Quem está junto quer se manter distante e quem está longe, bom, esses sonham em estar todos os dias ao lado daqueles que amam. Relacionamentos de anos terminaram, amizades estão se distanciando, brigas e discussões familiares acontecem com frequência, levando à percepção de que a convivência 24/7 não é algo assim tão simples quanto parecia. Ao mesmo tempo, laços inimagináveis se fortaleceram e, com eles, chegou a oportunidade de avaliar as pessoas e relações ao nosso redor e perceber a verdadeira face dos relacionamentos. Tudo isso por um único motivo: a pandemia do novo coronavírus.

Crédito: Tayla Walsh (Fonte: Pexels)

No início eram apenas 15 dias. O que são 15 dias sem se ver? Qualquer relacionamento — amoroso, familiar ou de amizade — se sustenta 15 dias a distância, não é? Mas acontece que o que eram apenas duas semanas se tornaram um mês, que se tornaram dois, três, quatro e as pessoas estão confinadas atrás dos portões de suas casas há exatos 206 dias — ou pelo menos é isso que se espera. A pergunta mudou e o que antes era inquestionável passou a ser duvidoso: que relacionamento suporta 206 dias à distância?

Aqueles que se mantêm, se descobrem mais fortes e resilientes, apresentando união e compaixão antes impensáveis. Os que se desfazem são vítimas do esvaziamento inevitável das relações que, ao invés de acontecer ao longo de anos, se deu em alguns meses, evidenciando sua própria impermanência. Como diria o filósofo polonês Zygmunt Bauman, vivemos em tempos líquidos, repletos de relações e amores líquidos e inconstantes. Para quem sobreviveu a esse período em união predominantemente pacífica e companheira, relações mais sólidas sem dúvidas se estabeleceram. Mas para quem não teve tanta sorte, o curso natural da maioria das relações interpessoais da atualidade se encerrou.
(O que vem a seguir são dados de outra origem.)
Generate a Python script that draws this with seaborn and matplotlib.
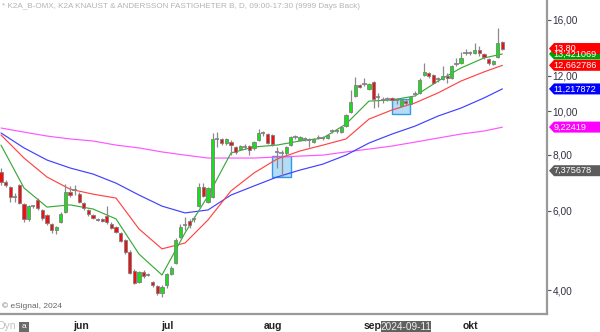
import numpy as np
import pandas as pd
import matplotlib
matplotlib.use("Agg")
import matplotlib.pyplot as plt
import seaborn as sns
from matplotlib.patches import Polygon, Rectangle
from matplotlib.transforms import IdentityTransform
from matplotlib.ticker import FixedLocator, NullLocator

# ---------------- data ----------------
open_ = [7.33, 6.96, 6.78, 6.44, 6.85, 6.22, 5.76, 6.15, 6.35, 6.03,
         5.88, 5.61, 5.44, 5.67, 5.97, 6.61, 6.68, 6.54, 6.25, 6.03,
         5.88, 5.76, 5.76, 5.85, 5.61, 5.53, 5.36, 5.17, 4.86, 4.41,
         4.17, 4.39, 4.32, 4.17, 4.08, 3.94, 4.10, 4.34, 4.59, 5.25,
         5.58, 5.70, 5.76, 6.15, 6.78, 6.28, 6.44, 8.68, 8.68, 8.50,
         8.54, 8.33, 8.24, 8.33, 8.37, 8.29, 8.63, 8.95, 8.90, 8.86,
         8.12, 8.08, 8.08, 8.41, 8.77, 8.63, 8.68, 8.63, 8.54, 8.72,
         8.72, 8.72, 9.04, 9.04, 9.00, 9.27, 9.96, 10.82, 11.45, 11.50,
         11.21, 11.62, 10.76, 10.60, 10.65, 10.71, 10.60, 10.28, 10.54, 10.38,
         10.93, 10.99, 12.05, 12.17, 12.05, 11.80, 11.80, 11.99, 11.86, 12.75,
         12.81, 13.49, 13.49, 13.49, 13.70, 13.42, 13.08, 12.75, 13.21, 14.27]
high = [7.48, 7.03, 6.82, 6.58, 6.89, 6.25, 6.19, 6.19, 6.41, 6.06,
        5.91, 5.64, 5.55, 5.97, 6.89, 6.82, 6.85, 6.61, 6.28, 6.06,
        5.91, 5.79, 5.79, 6.15, 5.67, 5.55, 5.39, 5.20, 4.91, 4.46,
        4.41, 4.43, 4.36, 4.19, 4.10, 4.10, 4.36, 4.52, 5.22, 5.61,
        5.82, 5.76, 5.85, 6.92, 6.92, 6.78, 8.95, 9.00, 8.72, 8.72,
        8.63, 8.37, 8.41, 8.46, 8.41, 8.59, 9.13, 9.04, 8.95, 8.90,
        8.33, 8.20, 8.37, 8.81, 8.86, 8.81, 8.77, 8.72, 8.72, 8.86,
        8.81, 8.90, 9.13, 9.13, 9.27, 9.86, 11.16, 11.92, 11.50, 11.86,
        11.56, 11.68, 10.99, 10.76, 10.76, 10.76, 10.71, 10.65, 10.65, 10.82,
        11.10, 11.86, 12.81, 12.23, 12.11, 11.92, 12.62, 12.17, 12.68, 13.15,
        13.56, 13.77, 13.63, 14.20, 13.98, 13.49, 13.15, 13.01, 15.33, 14.34]
low = [6.85, 6.78, 6.28, 6.28, 6.22, 5.67, 5.70, 6.09, 6.03, 5.73,
       5.58, 5.36, 5.33, 5.64, 5.94, 6.44, 6.51, 6.25, 6.03, 5.85,
       5.76, 5.70, 5.67, 5.61, 5.47, 5.36, 5.12, 4.81, 4.34, 4.13,
       4.15, 4.25, 4.30, 4.06, 3.90, 3.86, 4.04, 4.32, 4.57, 5.22,
       5.44, 5.50, 5.67, 6.12, 6.44, 6.25, 6.41, 8.33, 8.41, 8.41,
       7.99, 8.03, 8.20, 8.24, 7.99, 8.20, 8.59, 8.81, 8.46, 8.37,
       7.48, 7.14, 7.99, 8.37, 8.68, 8.59, 8.59, 8.33, 8.50, 8.68,
       8.63, 8.68, 8.95, 8.95, 8.95, 9.23, 9.91, 10.76, 11.27, 11.39,
       11.16, 10.17, 10.23, 10.44, 10.54, 10.49, 10.38, 10.23, 10.33, 10.33,
       10.82, 10.93, 11.99, 11.86, 11.50, 11.62, 11.74, 11.56, 11.80, 12.62,
       12.75, 13.35, 13.35, 13.42, 13.28, 13.08, 12.68, 12.68, 13.15, 13.70]
close = [6.96, 6.85, 6.44, 6.44, 6.25, 5.76, 6.15, 6.15, 6.09, 5.79,
         5.64, 5.44, 5.53, 5.91, 6.61, 6.51, 6.68, 6.28, 6.09, 5.91,
         5.79, 5.73, 5.70, 5.67, 5.50, 5.39, 5.14, 4.86, 4.36, 4.15,
         4.39, 4.30, 4.32, 4.10, 3.94, 4.06, 4.34, 4.48, 5.17, 5.53,
         5.58, 5.58, 5.76, 6.78, 6.48, 6.75, 8.68, 8.68, 8.50, 8.68,
         8.41, 8.12, 8.37, 8.33, 8.20, 8.54, 8.95, 8.95, 8.50, 8.46,
         8.12, 8.08, 8.33, 8.77, 8.77, 8.77, 8.68, 8.63, 8.68, 8.77,
         8.72, 8.86, 9.04, 9.04, 9.23, 9.81, 10.49, 11.45, 11.33, 11.50,
         11.50, 10.65, 10.76, 10.60, 10.65, 10.60, 10.60, 10.60, 10.44, 10.76,
         10.93, 11.74, 12.23, 11.99, 11.56, 11.80, 11.99, 11.86, 12.62, 12.75,
         13.15, 13.49, 13.49, 13.70, 13.49, 13.21, 12.81, 12.95, 14.20, 13.80]

ma_idx = [0, 5, 10, 15, 20, 25, 30, 35, 40, 45, 50, 55, 60, 65, 70, 75,
          80, 85, 90, 95, 100, 105, 109]
ma_green = [8.41, 6.75, 6.12, 6.19, 6.06, 5.76, 4.81, 4.32, 5.36, 6.48, 8.08, 8.33,
            8.41, 8.59, 8.72, 9.37, 10.54, 10.60, 10.82, 11.68, 12.49, 13.15, 13.42]
ma_red = [8.86, 7.87, 7.14, 6.71, 6.54, 6.41, 5.47, 4.94, 5.09, 5.73, 6.65, 7.29,
          7.83, 8.16, 8.41, 8.68, 9.61, 10.07, 10.44, 10.99, 11.68, 12.24, 12.66]
ma_blue = [8.95, 8.29, 7.79, 7.48, 7.25, 6.92, 6.51, 6.15, 5.94, 6.03, 6.51, 6.82,
           7.14, 7.40, 7.63, 7.99, 8.50, 8.90, 9.27, 9.76, 10.17, 10.71, 11.22]
ma_magenta = [9.18, 8.99, 8.81, 8.68, 8.59, 8.41, 8.29, 8.12, 7.99, 7.87, 7.87, 7.87,
              7.91, 7.95, 7.99, 8.12, 8.24, 8.37, 8.54, 8.72, 8.90, 9.04, 9.22]

month_labels = ["jun", "jul", "aug", "sep", "okt"]
month_pos = [17.4, 36.1, 59.1, 80.7, 102.0]
price_ticks = [4, 6, 8, 10, 12, 16]
price_tick_labels = ["4,00", "6,00", "8,00", "10,00", "12,00", "16,00"]

# highlighted boxes: (start idx, end idx, low price, high price)
box_x0 = [58.9, 85.0]
box_x1 = [63.0, 88.9]
box_lo = [7.14, 9.86]
box_hi = [7.95, 10.65]

# right-side value labels
tag_values = [9.22419, 11.217872, 7.375678, 13.421069, 12.662786, 13.80]
tag_texts = ["9,22419", "11,217872", "7,375678", "13,421069", "12,662786", "13,80"]
tag_colors = ["#ff00ff", "#0000ff", "#5c5c5c", "#00a000", "#ff0000", "#ff0000"]

# ---------------- figure ----------------
sns.set_style("white")
plt.rcParams["font.family"] = ["Liberation Sans", "DejaVu Sans"]

W, H = 600, 332
fig = plt.figure(figsize=(W / 100, H / 100), dpi=100)
ax_left, ax_right, ax_top, ax_bot = 0, 547, 0, 314
ax = fig.add_axes([ax_left / W, (H - ax_bot) / H, (ax_right - ax_left) / W, (ax_bot - ax_top) / H])
ax.set_facecolor("white")
ax.set_yscale("log")
ax.set_ylim(3.537, 17.70)
ax.set_xlim(-0.22, 118.7)

idx = np.arange(len(close))
df = pd.DataFrame({"i": idx, "o": open_, "h": high, "l": low, "c": close})

# boxes
for x0, x1, lo, hi in zip(box_x0, box_x1, box_lo, box_hi):
    ax.add_patch(Rectangle((x0, lo), x1 - x0, hi - lo, facecolor="#b5dcf7",
                           edgecolor="#2f9be8", lw=1.0, zorder=1))

# moving averages via seaborn
ma_df = pd.DataFrame({"i": ma_idx, "g": ma_green, "r": ma_red, "b": ma_blue, "m": ma_magenta})
for col, colr in [("m", "#ff55ff"), ("b", "#4040ff"), ("r", "#ff4444"), ("g", "#3aaa3a")]:
    sns.lineplot(data=ma_df, x="i", y=col, ax=ax, color=colr, lw=0.85, zorder=2)

# candles
ax.vlines(df["i"], df["l"], df["h"], color="#8a8a8a", lw=0.9, zorder=3)
up = df[df.c > df.o]
dn = df[df.c < df.o]
eq = df[df.c == df.o]
bw = 0.72
ax.bar(up["i"], up["c"] - up["o"], bottom=up["o"], width=bw, color="#18e018",
       edgecolor="#808080", lw=0.6, zorder=4)
ax.bar(dn["i"], dn["o"] - dn["c"], bottom=dn["c"], width=bw, color="#ee1111",
       edgecolor="#808080", lw=0.6, zorder=4)
ax.hlines(eq["c"], eq["i"] - bw / 2 - 0.1, eq["i"] + bw / 2 + 0.1, color="#808080", lw=1.2, zorder=4)

# axes styling
for s in ["left", "top"]:
    ax.spines[s].set_visible(False)
for s in ["right", "bottom"]:
    ax.spines[s].set_color("#9a9a9a")
    ax.spines[s].set_linewidth(1.6)
ax.yaxis.tick_right()
ax.yaxis.set_major_locator(FixedLocator(price_ticks))
ax.yaxis.set_minor_locator(NullLocator())
ax.set_yticklabels(price_tick_labels)
ax.tick_params(axis="y", direction="out", length=3, width=0.8, color="#555555",
               labelsize=7.3, labelcolor="#333344", pad=1, right=True, left=False)
ax.set_xticks(month_pos)
ax.set_xticklabels(month_labels, fontweight="bold")
ax.tick_params(axis="x", direction="in", length=2.5, width=0.8, color="#8a8a8a",
               labelsize=7.5, labelcolor="#222222", pad=5)
ax.set_xlabel("")
ax.set_ylabel("")
ax.grid(False)

# value tags on the right
fig.canvas.draw()
for val, txt, colr in zip(tag_values, tag_texts, tag_colors):
    yd = ax.transData.transform((0, val))[1]
    x_tip = 549
    h2 = 5.5
    pts = [(x_tip, yd), (x_tip + 5, yd + h2), (W + 2, yd + h2), (W + 2, yd - h2), (x_tip + 5, yd - h2)]
    fig.add_artist(Polygon(pts, closed=True, transform=IdentityTransform(),
                           facecolor=colr, edgecolor="none"))
    fig.text(x_tip + 4.5, yd, txt, transform=IdentityTransform(), color="white",
             fontsize=6.6, va="center", ha="left")

# header and footer texts
fig.text(2, H - 7, "* K2A_B-OMX, K2A KNAUST & ANDERSSON FASTIGHETER B, D, 09:00-17:30 (9999 Days Back)",
         transform=IdentityTransform(), fontsize=5.9, color="#b4b4b4", va="center", ha="left")
fig.text(2, H - 306, "\u00a9 eSignal, 2024", transform=IdentityTransform(),
         fontsize=6.0, color="#666666", va="center", ha="left")
fig.text(-3, H - 326, "Dyn", transform=IdentityTransform(), fontsize=7.5,
         color="#c0c0c0", va="center", ha="left")
fig.add_artist(Rectangle((19, H - 332), 10, 10, transform=IdentityTransform(),
                         facecolor="#6a6a6a", edgecolor="none"))
fig.text(24, H - 327, "a", transform=IdentityTransform(), fontsize=6,
         color="white", va="center", ha="center")
fig.add_artist(Rectangle((381, H - 332), 50, 11, transform=IdentityTransform(),
                         facecolor="#616161", edgecolor="none"))
fig.text(406, H - 326.5, "2024-09-11", transform=IdentityTransform(), fontsize=7.2,
         color="#eeeeee", va="center", ha="center")

fig.savefig("out.png", dpi=100)
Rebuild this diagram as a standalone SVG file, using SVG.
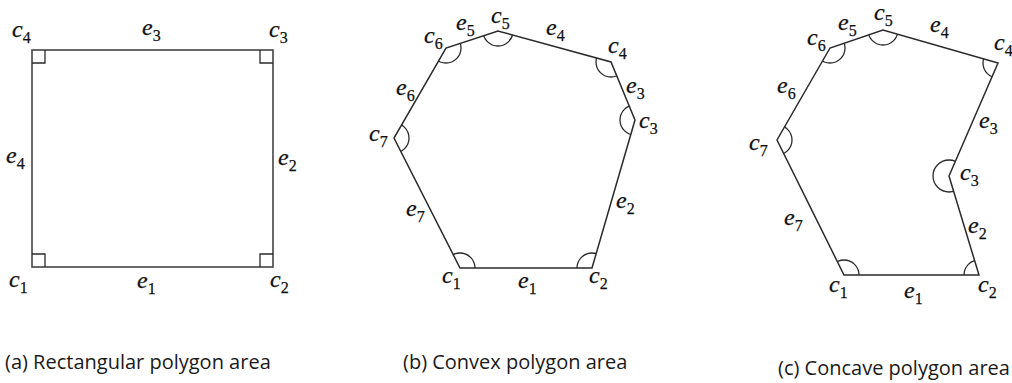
<svg xmlns="http://www.w3.org/2000/svg" width="1012" height="383" viewBox="0 0 1012 383">
<style>
  .edge{fill:none;stroke:#2a2a2a;stroke-width:1.5;stroke-linejoin:miter}
  .rect{fill:none;stroke:#444;stroke-width:1.6}
  .mark{fill:none;stroke:#2a2a2a;stroke-width:1.3}
  .lbl{font-family:"Liberation Serif",serif;font-style:italic;font-size:24px;fill:#111;stroke:#111;stroke-width:0.25}
  .sub{font-style:normal;font-size:16px}
  .cap{font-family:"Open Sans",sans-serif;font-size:20px;fill:#1a1a1a}
</style>
<defs>
  <clipPath id="clipB"><polygon points="460,268 592,268 635,120 611,62 498,31 446,48 394,138"/></clipPath>
  <clipPath id="clipC"><polygon points="844,275 979,275 949,176 998,63 883,30 830,48 777,140"/></clipPath>
</defs>

<g id="rectangular">
  <rect class="rect" x="32" y="50" width="241" height="217"/>
  <path class="mark" d="M32,63 H45 V50 M260,50 V63 H273 M32,254 H45 V267 M260,267 V254 H273"/>
  <text class="lbl" x="12" y="37">c<tspan class="sub" dy="6">4</tspan></text>
  <text class="lbl" x="142" y="35">e<tspan class="sub" dy="6">3</tspan></text>
  <text class="lbl" x="269" y="37">c<tspan class="sub" dy="6">3</tspan></text>
  <text class="lbl" x="6" y="163">e<tspan class="sub" dy="6">4</tspan></text>
  <text class="lbl" x="278" y="165">e<tspan class="sub" dy="6">2</tspan></text>
  <text class="lbl" x="9" y="287">c<tspan class="sub" dy="6">1</tspan></text>
  <text class="lbl" x="137" y="288">e<tspan class="sub" dy="6">1</tspan></text>
  <text class="lbl" x="270" y="287">c<tspan class="sub" dy="6">2</tspan></text>
  <text class="cap" x="5" y="369">(a) Rectangular polygon area</text>
</g>

<g id="convex">
  <polygon class="edge" points="460,268 592,268 635,120 611,62 498,31 446,48 394,138"/>
  <g clip-path="url(#clipB)" class="mark">
    <circle cx="460" cy="268" r="15"/>
    <circle cx="592" cy="268" r="15"/>
    <circle cx="635" cy="120" r="15"/>
    <circle cx="611" cy="62" r="15"/>
    <circle cx="498" cy="31" r="15"/>
    <circle cx="446" cy="48" r="15"/>
    <circle cx="394" cy="138" r="15"/>
  </g>
  <text class="lbl" x="442" y="283">c<tspan class="sub" dy="6">1</tspan></text>
  <text class="lbl" x="518" y="288">e<tspan class="sub" dy="6">1</tspan></text>
  <text class="lbl" x="589" y="283">c<tspan class="sub" dy="6">2</tspan></text>
  <text class="lbl" x="616" y="208">e<tspan class="sub" dy="6">2</tspan></text>
  <text class="lbl" x="639" y="128">c<tspan class="sub" dy="6">3</tspan></text>
  <text class="lbl" x="626" y="93">e<tspan class="sub" dy="6">3</tspan></text>
  <text class="lbl" x="608" y="53">c<tspan class="sub" dy="6">4</tspan></text>
  <text class="lbl" x="546" y="35">e<tspan class="sub" dy="6">4</tspan></text>
  <text class="lbl" x="491" y="23">c<tspan class="sub" dy="6">5</tspan></text>
  <text class="lbl" x="456" y="30">e<tspan class="sub" dy="6">5</tspan></text>
  <text class="lbl" x="424" y="43">c<tspan class="sub" dy="6">6</tspan></text>
  <text class="lbl" x="396" y="95">e<tspan class="sub" dy="6">6</tspan></text>
  <text class="lbl" x="369" y="141">c<tspan class="sub" dy="6">7</tspan></text>
  <text class="lbl" x="406" y="216">e<tspan class="sub" dy="6">7</tspan></text>
  <text class="cap" x="403" y="369">(b) Convex polygon area</text>
</g>

<g id="concave">
  <polygon class="edge" points="844,275 979,275 949,176 998,63 883,30 830,48 777,140"/>
  <g clip-path="url(#clipC)" class="mark">
    <circle cx="844" cy="275" r="15"/>
    <circle cx="979" cy="275" r="15"/>
    <circle cx="949" cy="176" r="16"/>
    <circle cx="998" cy="63" r="15"/>
    <circle cx="883" cy="30" r="15"/>
    <circle cx="830" cy="48" r="15"/>
    <circle cx="777" cy="140" r="15"/>
  </g>
  <text class="lbl" x="829" y="292">c<tspan class="sub" dy="6">1</tspan></text>
  <text class="lbl" x="904" y="298">e<tspan class="sub" dy="6">1</tspan></text>
  <text class="lbl" x="978" y="292">c<tspan class="sub" dy="6">2</tspan></text>
  <text class="lbl" x="968" y="233">e<tspan class="sub" dy="6">2</tspan></text>
  <text class="lbl" x="960" y="180">c<tspan class="sub" dy="6">3</tspan></text>
  <text class="lbl" x="979" y="128">e<tspan class="sub" dy="6">3</tspan></text>
  <text class="lbl" x="994" y="50">c<tspan class="sub" dy="6">4</tspan></text>
  <text class="lbl" x="930" y="32">e<tspan class="sub" dy="6">4</tspan></text>
  <text class="lbl" x="874" y="20">c<tspan class="sub" dy="6">5</tspan></text>
  <text class="lbl" x="838" y="30">e<tspan class="sub" dy="6">5</tspan></text>
  <text class="lbl" x="807" y="45">c<tspan class="sub" dy="6">6</tspan></text>
  <text class="lbl" x="777" y="93">e<tspan class="sub" dy="6">6</tspan></text>
  <text class="lbl" x="749" y="150">c<tspan class="sub" dy="6">7</tspan></text>
  <text class="lbl" x="784" y="225">e<tspan class="sub" dy="6">7</tspan></text>
  <text class="cap" x="778" y="375">(c) Concave polygon area</text>
</g>
</svg>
Aos poucos, o vazio foi se consolidando. Primeiro, tomou conta dos estabelecimentos, mais tarde, das escolas, das ruas, das casas — que antes costumavam reluzir com a chegada de novas visitas e festas — até, finalmente, tomar conta das pessoas. De uma hora para a outra, a solidão se estabeleceu como uma nova pandemia. As pessoas passaram a se sentir sós mesmo ao redor da família, mesmo em uma sociedade hiperconectada que desfruta de artifícios como as mídias sociais e a internet.

Os laços humanos se mostraram frágeis. Os obstáculos impediram que as pessoas encontrem umas as outras, conheçam indivíduos, respirem novos ares. Eles também levantaram o questionamento: os amores líquidos vão perder espaço no mundo pós-pandemia? Mas por que insistimos em buscar completude no outro? Por que nós mesmos não nos bastamos? Seria a auto-suficiência algo tão inimaginável? Seria ela inalcançável?

O momento atual nos provou que nada adianta a sensação ilusória de liberdade que a liquidez dos relacionamentos nos proporciona. Afinal, o que significa ser livre em uma realidade em que se manter em casa é a maior prática de liberdade que podemos ter? Esta fase nos provou que é inconcebível encontrar conforto no exterior, afinal, mais do que nunca o vazio precisou ser preenchido — única e exclusivamente — por nós mesmos.

Referência Bibliográfica

BAUMAN, Zygmunt. Modernidade Líquida. Rio de Janeiro: Zahar, 2001. 280p.